- _EXERCISE PROMPT_
Without the images, write out the whole listing exactly.

- _DATASET CONTENT_
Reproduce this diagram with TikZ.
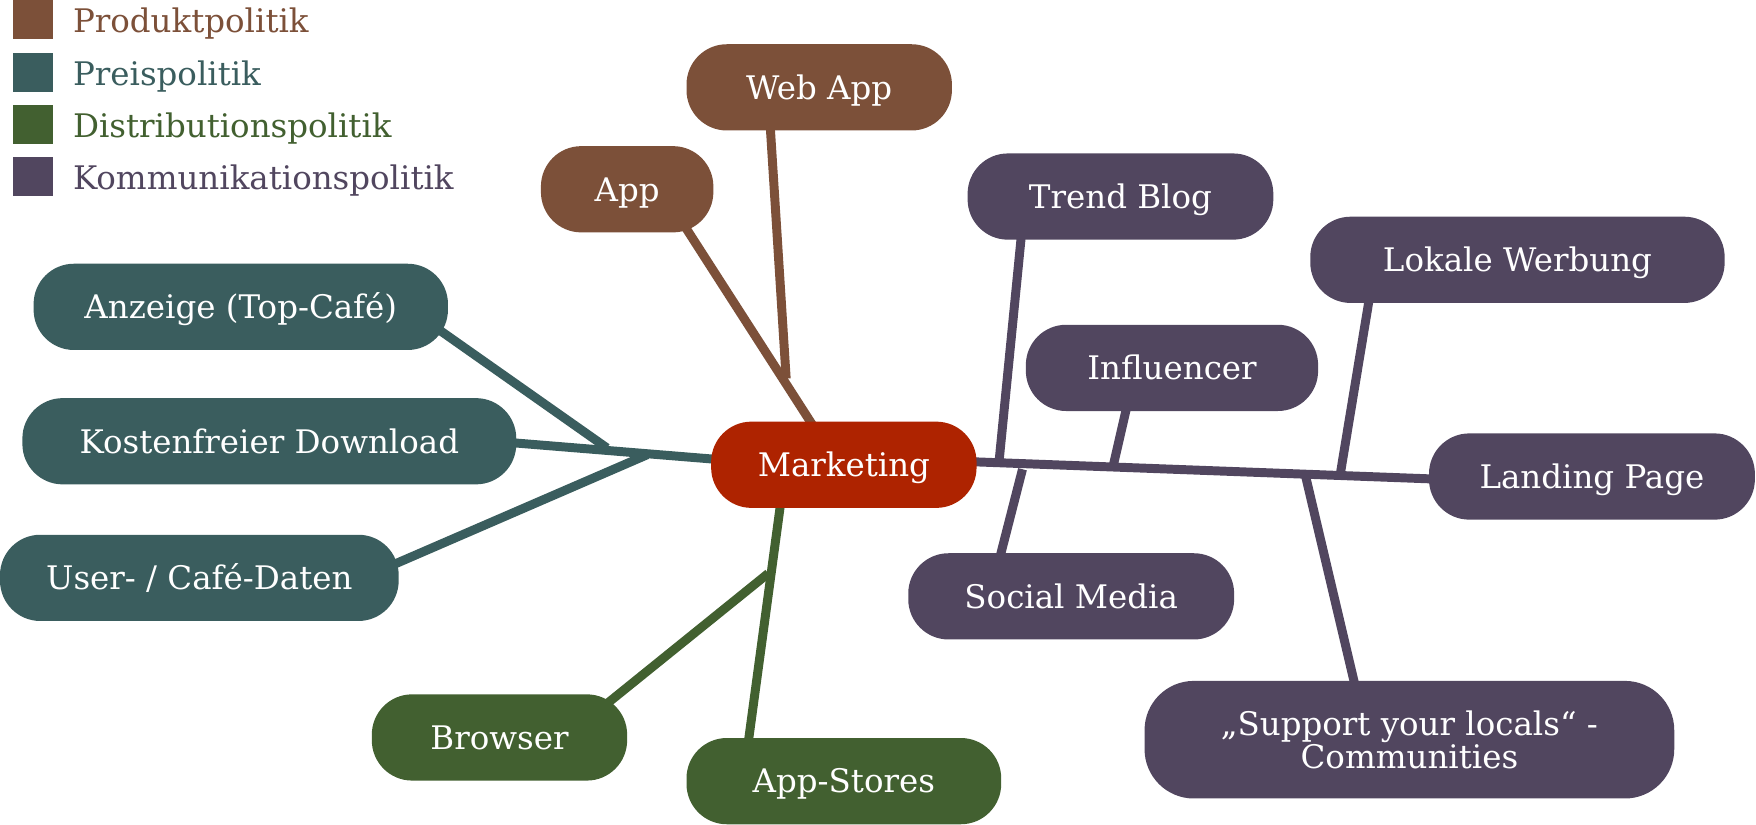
\documentclass[tikz,border=0pt]{standalone}
\usepackage{fontspec}
\setmainfont{DejaVu Serif}
\usetikzlibrary{backgrounds,calc}
\definecolor{cbrown}{HTML}{7C5039}
\definecolor{cteal}{HTML}{3A5D5E}
\definecolor{cgreen}{HTML}{426030}
\definecolor{cpurple}{HTML}{51465F}
\definecolor{cred}{HTML}{AE2300}
\tikzset{
  pill/.style={fill=#1, draw=none, rounded corners=36pt, minimum height=77pt, inner sep=0pt,
    text=white, font=\fontsize{29}{32}\selectfont, align=center},
  oneline/.style={text height=21pt, text depth=0pt},
  conn/.style={draw=#1, line width=8pt},
  legbox/.style={fill=#1, draw=none, minimum width=35pt, minimum height=35pt, inner sep=0pt},
  legtext/.style={text=#1, anchor=west, inner sep=0pt, text height=21pt, text depth=0pt, font=\fontsize{29}{32}\selectfont},
}
\begin{document}
\begin{tikzpicture}[x=1pt,y=-1pt]
\useasboundingbox (0,0) rectangle (1568,736);
% legend
\node[legbox=cbrown]  (lb1) at (29.5,17.5) {};
\node[legbox=cteal]   (lb2) at (29.5,64.5) {};
\node[legbox=cgreen]  (lb3) at (29.5,111.5) {};
\node[legbox=cpurple] (lb4) at (29.5,157.5) {};
\node[legtext=cbrown]  (lt1) at (65,18.5) {Produktpolitik};
\node[legtext=cteal]   (lt2) at (65,65.5) {Preispolitik};
\node[legtext=cgreen]  (lt3) at (65,112.5) {Distributionspolitik};
\node[legtext=cpurple] (lt4) at (65,158.5) {Kommunikationspolitik};
% nodes
\node[pill=cred, oneline, minimum width=237pt] (mk) at (753.5,415) {Marketing};
\node[pill=cbrown, oneline, minimum width=237pt] (webapp) at (731.5,78) {Web App};
\node[pill=cbrown, oneline, minimum width=154pt] (app) at (560,169) {App};
\node[pill=cteal, oneline, minimum width=370pt] (anz) at (215,274) {Anzeige (Top-Café)};
\node[pill=cteal, oneline, minimum width=441pt] (kost) at (240.5,394) {Kostenfreier Download};
\node[pill=cteal, oneline, minimum width=356pt] (user) at (178,516) {User- / Café-Daten};
\node[pill=cgreen, oneline, minimum width=228pt] (brow) at (446,658.5) {Browser};
\node[pill=cgreen, oneline, minimum width=281pt] (store) at (753.5,697.5) {App-Stores};
\node[pill=cpurple, oneline, minimum width=273pt] (trend) at (1000.5,175.5) {Trend Blog};
\node[pill=cpurple, oneline, minimum width=370pt] (lokal) at (1355,232) {Lokale Werbung};
\node[pill=cpurple, oneline, minimum width=261pt] (infl) at (1046.5,328.5) {Influencer};
\node[pill=cpurple, oneline, minimum width=291pt] (land) at (1421.5,425.5) {Landing Page};
\node[pill=cpurple, oneline, minimum width=291pt] (soc) at (956.5,532.5) {Social Media};
\node[pill=cpurple, minimum width=473pt, minimum height=105pt, rounded corners=44pt] (supp) at (1258.5,660.5) {„Support your locals“ -\\[-2pt]Communities};
% junction coordinates
\coordinate (jweb) at (702,338);
\coordinate (janz) at (542,400);
\coordinate (juser) at (578,406);
\coordinate (jbrow) at (686,512);
\coordinate (jtrend) at (892,413);
\coordinate (jinfl) at (994,416);
\coordinate (jsoc) at (913,419);
\coordinate (jlok) at (1197,422);
\coordinate (jsupp) at (1166,426);
\begin{scope}[on background layer]
\draw[conn=cbrown] ($(app.center)+(45,23)$) -- ($(mk.center)+(-18,-20)$);
\draw[conn=cbrown] ($(webapp.south)+(-44.5,-16)$) -- (jweb);
\draw[conn=cteal] ($(kost.east)+(-20,0)$) -- ($(mk.west)+(15,-4)$);
\draw[conn=cteal] ($(anz.center)+(165,12)$) -- (janz);
\draw[conn=cteal] ($(user.east)+(-16,-7)$) -- (juser);
\draw[conn=cgreen] ($(store.north)+(-87.5,20)$) -- ($(mk.south)+(-55,-15)$);
\draw[conn=cgreen] ($(brow.center)+(84,-20.5)$) -- (jbrow);
\draw[conn=cpurple] ($(mk.east)+(-12,-3)$) -- ($(land.west)+(12,2.5)$);
\draw[conn=cpurple] ($(trend.south)+(-87.5,-14)$) -- (jtrend);
\draw[conn=cpurple] ($(infl.south)+(-38.5,-12)$) -- (jinfl);
\draw[conn=cpurple] (jsoc) -- ($(soc.north)+(-65.5,11)$);
\draw[conn=cpurple] ($(lokal.south)+(-131,-12)$) -- (jlok);
\draw[conn=cpurple] (jsupp) -- ($(supp.north)+(-46.5,13)$);
\end{scope}
\end{tikzpicture}
\end{document}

- _WRITTEN RESPONSE_
Reproduce this diagram with TikZ.
\documentclass[tikz,border=0pt]{standalone}
\usepackage{fontspec}
\setmainfont{DejaVu Serif}
\usetikzlibrary{backgrounds,calc}
\definecolor{cbrown}{HTML}{7C5039}
\definecolor{cteal}{HTML}{3A5D5E}
\definecolor{cgreen}{HTML}{426030}
\definecolor{cpurple}{HTML}{51465F}
\definecolor{cred}{HTML}{AE2300}
\tikzset{
  pill/.style={fill=#1, draw=none, rounded corners=36pt, minimum height=77pt, inner sep=0pt,
    text=white, font=\fontsize{29}{32}\selectfont, align=center},
  oneline/.style={text height=21pt, text depth=0pt},
  conn/.style={draw=#1, line width=8pt},
  legbox/.style={fill=#1, draw=none, minimum width=35pt, minimum height=35pt, inner sep=0pt},
  legtext/.style={text=#1, anchor=west, inner sep=0pt, text height=21pt, text depth=0pt, font=\fontsize{29}{32}\selectfont},
}
\begin{document}
\begin{tikzpicture}[x=1pt,y=-1pt]
\useasboundingbox (0,0) rectangle (1568,736);
% legend
\node[legbox=cbrown]  (lb1) at (29.5,17.5) {};
\node[legbox=cteal]   (lb2) at (29.5,64.5) {};
\node[legbox=cgreen]  (lb3) at (29.5,111.5) {};
\node[legbox=cpurple] (lb4) at (29.5,157.5) {};
\node[legtext=cbrown]  (lt1) at (65,18.5) {Produktpolitik};
\node[legtext=cteal]   (lt2) at (65,65.5) {Preispolitik};
\node[legtext=cgreen]  (lt3) at (65,112.5) {Distributionspolitik};
\node[legtext=cpurple] (lt4) at (65,158.5) {Kommunikationspolitik};
% nodes
\node[pill=cred, oneline, minimum width=237pt] (mk) at (753.5,415) {Marketing};
\node[pill=cbrown, oneline, minimum width=237pt] (webapp) at (731.5,78) {Web App};
\node[pill=cbrown, oneline, minimum width=154pt] (app) at (560,169) {App};
\node[pill=cteal, oneline, minimum width=370pt] (anz) at (215,274) {Anzeige (Top-Café)};
\node[pill=cteal, oneline, minimum width=441pt] (kost) at (240.5,394) {Kostenfreier Download};
\node[pill=cteal, oneline, minimum width=356pt] (user) at (178,516) {User- / Café-Daten};
\node[pill=cgreen, oneline, minimum width=228pt] (brow) at (446,658.5) {Browser};
\node[pill=cgreen, oneline, minimum width=281pt] (store) at (753.5,697.5) {App-Stores};
\node[pill=cpurple, oneline, minimum width=273pt] (trend) at (1000.5,175.5) {Trend Blog};
\node[pill=cpurple, oneline, minimum width=370pt] (lokal) at (1355,232) {Lokale Werbung};
\node[pill=cpurple, oneline, minimum width=261pt] (infl) at (1046.5,328.5) {Influencer};
\node[pill=cpurple, oneline, minimum width=291pt] (land) at (1421.5,425.5) {Landing Page};
\node[pill=cpurple, oneline, minimum width=291pt] (soc) at (956.5,532.5) {Social Media};
\node[pill=cpurple, minimum width=473pt, minimum height=105pt, rounded corners=44pt] (supp) at (1258.5,660.5) {„Support your locals“ -\\[-2pt]Communities};
% junction coordinates
\coordinate (jweb) at (702,338);
\coordinate (janz) at (542,400);
\coordinate (juser) at (578,406);
\coordinate (jbrow) at (686,512);
\coordinate (jtrend) at (892,413);
\coordinate (jinfl) at (994,416);
\coordinate (jsoc) at (913,419);
\coordinate (jlok) at (1197,422);
\coordinate (jsupp) at (1166,426);
\begin{scope}[on background layer]
\draw[conn=cbrown] ($(app.center)+(45,23)$) -- ($(mk.center)+(-18,-20)$);
\draw[conn=cbrown] ($(webapp.south)+(-44.5,-16)$) -- (jweb);
\draw[conn=cteal] ($(kost.east)+(-20,0)$) -- ($(mk.west)+(15,-4)$);
\draw[conn=cteal] ($(anz.center)+(165,12)$) -- (janz);
\draw[conn=cteal] ($(user.east)+(-16,-7)$) -- (juser);
\draw[conn=cgreen] ($(store.north)+(-87.5,20)$) -- ($(mk.south)+(-55,-15)$);
\draw[conn=cgreen] ($(brow.center)+(84,-20.5)$) -- (jbrow);
\draw[conn=cpurple] ($(mk.east)+(-12,-3)$) -- ($(land.west)+(12,2.5)$);
\draw[conn=cpurple] ($(trend.south)+(-87.5,-14)$) -- (jtrend);
\draw[conn=cpurple] ($(infl.south)+(-38.5,-12)$) -- (jinfl);
\draw[conn=cpurple] (jsoc) -- ($(soc.north)+(-65.5,11)$);
\draw[conn=cpurple] ($(lokal.south)+(-131,-12)$) -- (jlok);
\draw[conn=cpurple] (jsupp) -- ($(supp.north)+(-46.5,13)$);
\end{scope}
\end{tikzpicture}
\end{document}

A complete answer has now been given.